A reminder of what “medium confidence” means.

Floods

“IPCC AR5 did not attribute changes in flooding to anthropogenic influence nor report detectable changes in flooding magnitude, duration, or frequency.”

“Detectable changes in some classes of flood frequency have occurred in parts of the United States and are a mix of increases and decreases. Extreme precipitation, one of the controlling factors in flood statistics, is observed to have generally increased and is projected to continue to do so across the United States in a warming atmosphere. However, formal attribution approaches have not established a significant connection of increased riverine flooding to human-induced climate change, and the timing of any emergence of a future detectable anthropogenic change in flooding is unclear.”

Droughts

“While by some measures drought has decreased over much of the continental United States in association with long-term increases in precipitation, neither the precipitation increases nor inferred drought decreases have been confidently attributed to anthropogenic forcing.”

Hurricanes

“[T]here is still low confidence that any reported long-term (multidecadal to centennial) increases in TC activity are robust, after accounting for past changes in observing capabilities.”

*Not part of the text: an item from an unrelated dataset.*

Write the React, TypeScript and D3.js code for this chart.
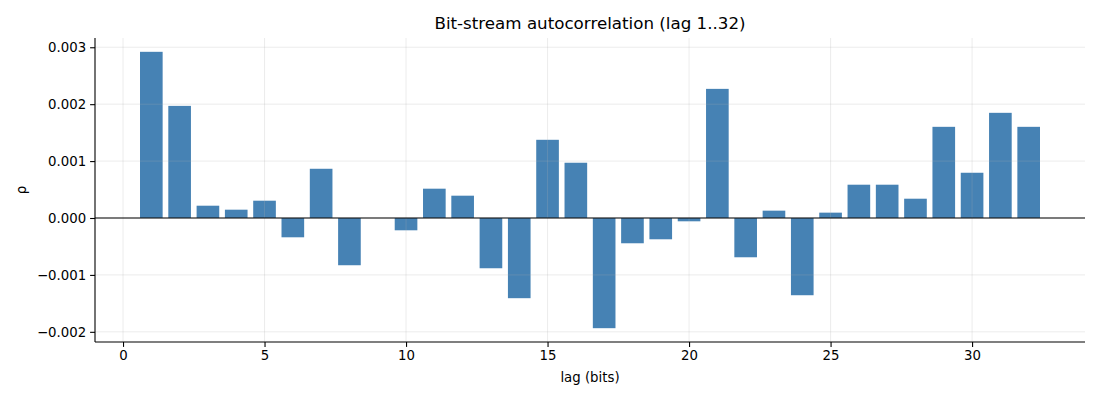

Likewise, NOAA found last year that it’s “premature to conclude that human activities … have already had a detectable impact on Atlantic hurricane or global tropical cyclone activity.”

Severe Storms

“Tornado activity in the United States has become more variable, particularly over the 2000s, with a decrease in the number of days per year with tornadoes and an increase in the number of tornadoes on these days. Confidence in past trends for hail and severe thunderstorm winds, however, is low.”

“Although there is evidence of an increase in the number of hail days per year, the inherent uncertainty in reported hail size reduces the confidence in such a conclusion. Thunderstorm wind reports have proven to be even less reliable, because, as compared to tornadoes and hail, there is less tangible visual evidence; thus, although the United States has lately experienced several significant thunderstorm wind events (sometimes referred to as “derechos”), the lack of studies that explore long-term trends in wind events and the uncertainties in the historical data preclude any robust assessment.”